▶ [Available data]:
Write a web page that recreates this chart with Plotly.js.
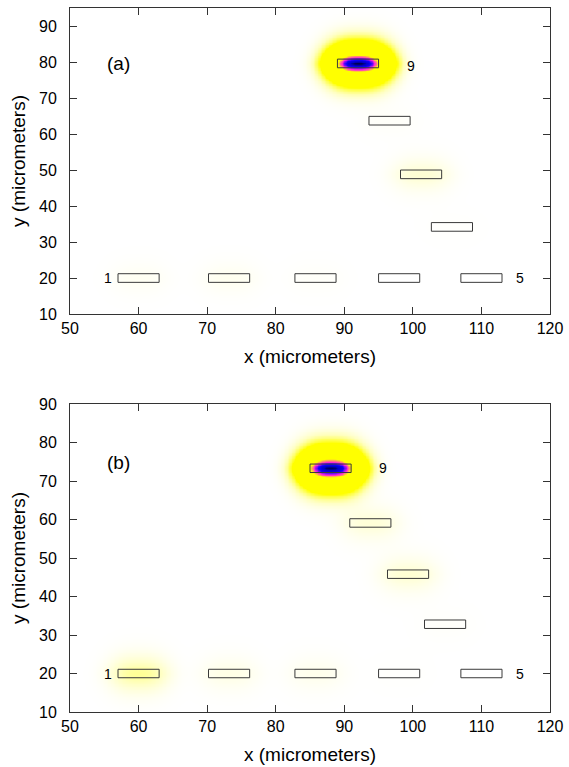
<!DOCTYPE html>
<html>
<head>
<meta charset="utf-8">
<script src="https://cdn.plot.ly/plotly-3.0.1.min.js"></script>
<style>html,body{margin:0;padding:0;background:#fff}#chart{width:569px;height:767px}</style>
</head>
<body>
<div id="chart"></div>
<script>
// Electrode centres (micrometers) and glow intensity per electrode
const electrodeLabels = ["1","2","3","4","5","6","7","8","9"];
const electrodeX_a = [60, 73.2, 85.8, 98, 110, 96.6, 101.2, 105.7, 92];
const electrodeY_a = [20, 20, 20, 20, 20, 63.7, 48.8, 34.2, 79.6];
const glow_a       = [0.008, 0.01, 0.004, 0, 0, 0.004, 0.028, 0.002, 1.0];
const electrodeX_b = [60, 73.2, 85.8, 98, 110, 93.8, 99.3, 104.7, 88];
const electrodeY_b = [20, 20, 20, 20, 20, 59.1, 45.8, 32.8, 73.3];
const glow_b       = [0.06, 0.016, 0.012, 0.002, 0, 0.025, 0.028, 0.003, 1.0];
const xTicks = [50, 60, 70, 80, 90, 100, 110, 120];
const yTicks = [10, 20, 30, 40, 50, 60, 70, 80, 90];

// sizes / styles
const rectW = 6, rectH_a = 2.4, rectH_b = 2.2;
const sx = 4.3, sy = 4.3, px = 2.6, py = 1.6;

function field(ex, ey, amp, xr, yr, step) {
  const xs = [], ys = [], z = [];
  for (let x = xr[0]; x <= xr[1] + 1e-9; x += step) xs.push(x);
  for (let y = yr[0]; y <= yr[1] + 1e-9; y += step) ys.push(y);
  for (const y of ys) {
    const row = [];
    for (const x of xs) {
      let v = 0;
      for (let i = 0; i < ex.length; i++) {
        if (!amp[i]) continue;
        const u = Math.abs(x - ex[i]) / sx;
        const w = Math.abs(y - ey[i]) / sy;
        v += amp[i] * Math.exp(-(Math.pow(u, px) + Math.pow(w, py)));
      }
      row.push(Math.min(1, v));
    }
    z.push(row);
  }
  return {x: xs, y: ys, z: z};
}

const cscale = [[0, '#ffffff'], [0.04, '#ffffc0'], [0.13, '#ffff00'], [0.68, '#ffff00'], [0.8, '#ff20e0'],
                [0.9, '#1000ff'], [0.97, '#0000c8'], [1, '#000050']];

function heat(ex, ey, amp, yr, xa, ya) {
  const f = field(ex, ey, amp, [50, 120], yr, 0.2);
  return {type: 'heatmap', x: f.x, y: f.y, z: f.z, zmin: 0, zmax: 1, colorscale: cscale,
          showscale: false, hoverinfo: 'skip', xaxis: xa, yaxis: ya, zsmooth: 'best'};
}

function rects(ex, ey, h, xa, ya) {
  const xs = [], ys = [];
  for (let i = 0; i < ex.length; i++) {
    const x0 = ex[i] - rectW / 2, x1 = ex[i] + rectW / 2, y0 = ey[i] - h / 2, y1 = ey[i] + h / 2;
    xs.push(x0, x1, x1, x0, x0, null);
    ys.push(y0, y0, y1, y1, y0, null);
  }
  return {type: 'scatter', mode: 'lines', x: xs, y: ys, line: {color: '#3a3a3a', width: 1},
          hoverinfo: 'skip', showlegend: false, xaxis: xa, yaxis: ya};
}

const traces = [
  heat(electrodeX_a, electrodeY_a, glow_a, [10, 95], 'x', 'y'),
  rects(electrodeX_a, electrodeY_a, rectH_a, 'x', 'y'),
  heat(electrodeX_b, electrodeY_b, glow_b, [10, 90], 'x2', 'y2'),
  rects(electrodeX_b, electrodeY_b, rectH_b, 'x2', 'y2')
];

const font = {family: 'Liberation Sans, Arial, sans-serif', size: 16, color: '#000'};
function xax(anchor) {
  return {range: [50, 120], tickvals: xTicks, ticks: 'inside', ticklen: 7, tickcolor: '#333',
          showline: true, linecolor: '#333', linewidth: 1, mirror: 'ticks', showgrid: false, zeroline: false,
          anchor: anchor, title: {text: 'x (micrometers)', font: {size: 19}, standoff: 13}, tickfont: {size: 16}};
}
function yax(anchor, range, domain) {
  return {range: range, tickvals: yTicks, ticks: 'inside', ticklen: 7, tickcolor: '#333', domain: domain,
          showline: true, linecolor: '#333', linewidth: 1, mirror: 'ticks', showgrid: false, zeroline: false,
          ticklabelstandoff: 9,
          anchor: anchor, title: {text: 'y (micrometers)', font: {size: 19}, standoff: 8}, tickfont: {size: 16}};
}

function ann(xref, yref, x, y, text, size, xanchor) {
  return {xref: xref, yref: yref, x: x, y: y, text: text, showarrow: false,
          font: {size: size, color: '#000'}, xanchor: xanchor || 'center', yanchor: 'middle'};
}

const layout = {
  width: 569, height: 767,
  margin: {l: 70, r: 19, t: 8, b: 55},
  paper_bgcolor: '#fff', plot_bgcolor: '#fff',
  font: font, showlegend: false,
  xaxis: xax('y'),
  yaxis: yax('x', [10, 95], [0.5653, 1]),
  xaxis2: xax('y2'),
  yaxis2: yax('x2', [10, 90], [0, 0.4375]),
  annotations: [
    ann('x', 'y', 57, 79.7, '(a)', 19),
    ann('x', 'y', electrodeX_a[0] - 4.5, electrodeY_a[0], electrodeLabels[0], 14),
    ann('x', 'y', electrodeX_a[4] + 5.6, electrodeY_a[4], electrodeLabels[4], 14),
    ann('x', 'y', electrodeX_a[8] + 7.7, electrodeY_a[8] - 0.6, electrodeLabels[8], 14),
    ann('x2', 'y2', 57, 74.8, '(b)', 19),
    ann('x2', 'y2', electrodeX_b[0] - 4.5, electrodeY_b[0], electrodeLabels[0], 14),
    ann('x2', 'y2', electrodeX_b[4] + 5.6, electrodeY_b[4], electrodeLabels[4], 14),
    ann('x2', 'y2', electrodeX_b[8] + 7.7, electrodeY_b[8], electrodeLabels[8], 14)
  ]
};

Plotly.newPlot('chart', traces, layout, {staticPlot: true, displayModeBar: false});
</script>
</body>
</html>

▶ [Problem to solve]: Please repeat exactly the data above from its first line to the line that contains "70, 80, 90];", inclusive, and leave every picture out.

▶ [Solved exercise]:
Write a web page that recreates this chart with Plotly.js.
<!DOCTYPE html>
<html>
<head>
<meta charset="utf-8">
<script src="https://cdn.plot.ly/plotly-3.0.1.min.js"></script>
<style>html,body{margin:0;padding:0;background:#fff}#chart{width:569px;height:767px}</style>
</head>
<body>
<div id="chart"></div>
<script>
// Electrode centres (micrometers) and glow intensity per electrode
const electrodeLabels = ["1","2","3","4","5","6","7","8","9"];
const electrodeX_a = [60, 73.2, 85.8, 98, 110, 96.6, 101.2, 105.7, 92];
const electrodeY_a = [20, 20, 20, 20, 20, 63.7, 48.8, 34.2, 79.6];
const glow_a       = [0.008, 0.01, 0.004, 0, 0, 0.004, 0.028, 0.002, 1.0];
const electrodeX_b = [60, 73.2, 85.8, 98, 110, 93.8, 99.3, 104.7, 88];
const electrodeY_b = [20, 20, 20, 20, 20, 59.1, 45.8, 32.8, 73.3];
const glow_b       = [0.06, 0.016, 0.012, 0.002, 0, 0.025, 0.028, 0.003, 1.0];
const xTicks = [50, 60, 70, 80, 90, 100, 110, 120];
const yTicks = [10, 20, 30, 40, 50, 60, 70, 80, 90];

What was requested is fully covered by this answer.